Set up one dataframe to store model results.

In [3]:
models = ['logistic regression', 'tree', 'random forest', 'k nearest neighbors', 'naive bayes', 'kernel svm', 'xgboost']
model_comparison = pd.DataFrame(columns = ['Model', 'TP', 'FN', 'FP', 'TN', 'Accuracy', 'Precision', 'Recall', 'F1 Score'])
for model in models:
    model_comparison.loc[len(model_comparison.index)] = [model, 0, 0, 0, 0, 0, 0, 0, 0]

model_comparison

Unnamed: 0,Model,TP,FN,FP,TN,Accuracy,Precision,Recall,F1 Score
0,logistic regression,0,0,0,0,0,0,0,0
1,tree,0,0,0,0,0,0,0,0
2,random forest,0,0,0,0,0,0,0,0
3,k nearest neighbors,0,0,0,0,0,0,0,0
4,naive bayes,0,0,0,0,0,0,0,0
5,kernel svm,0,0,0,0,0,0,0,0
6,xgboost,0,0,0,0,0,0,0,0


Every time a model makes a prediction, increment corresponding TP, FN, FP, TN.
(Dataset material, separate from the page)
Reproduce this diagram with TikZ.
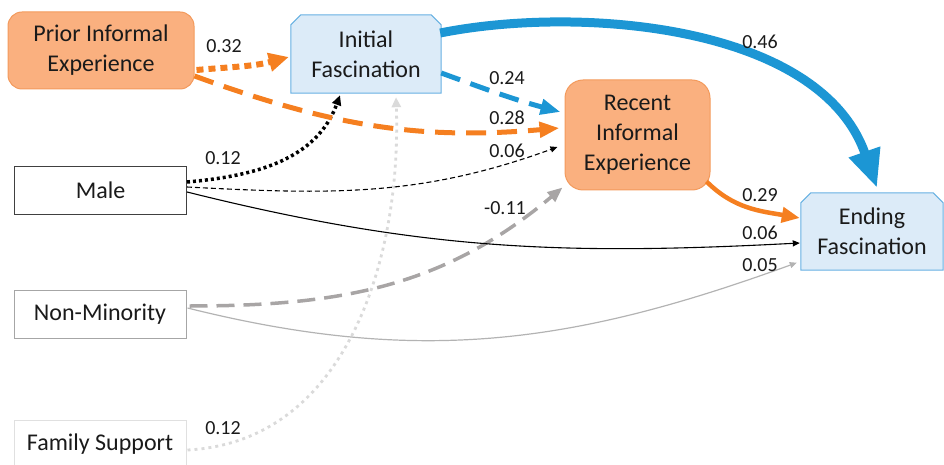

This part can be nested inside cross validation, when each type of model is tried several times for different sub-datasets.

In [None]:
for i, model in enumerate(models):
    TP, FN, FP, TN = classifier_fit(X_train, y_train, X_test, y_test, model)
    model_comparison.at[i, 'TP'] += TP
    model_comparison.at[i, 'FN'] += FN
    model_comparison.at[i, 'FP'] += FP
    model_comparison.at[i, 'TN'] += TN

When all work involving models is finished, calculate accuracy, precision, recall, F1 score for each model.

In [None]:
for i in range(len(models)):
    TP = model_comparison.at[i, 'TP']
    FN = model_comparison.at[i, 'FN']
    FP = model_comparison.at[i, 'FP']
    TN = model_comparison.at[i, 'TN']
    model_comparison.at[i, 'Accuracy'] = (TP+TN)/(TP+TN+FP+FN)
    model_comparison.at[i, 'Precision'] = TP/(TP+FP)
    model_comparison.at[i, 'Recall'] = TP/(TP+FN)
    model_comparison.at[i, 'F1 Score'] = 2 / (1/model_comparison.at[i, 'Precision'] + 1/model_comparison.at[i, 'Recall'])

model_comparison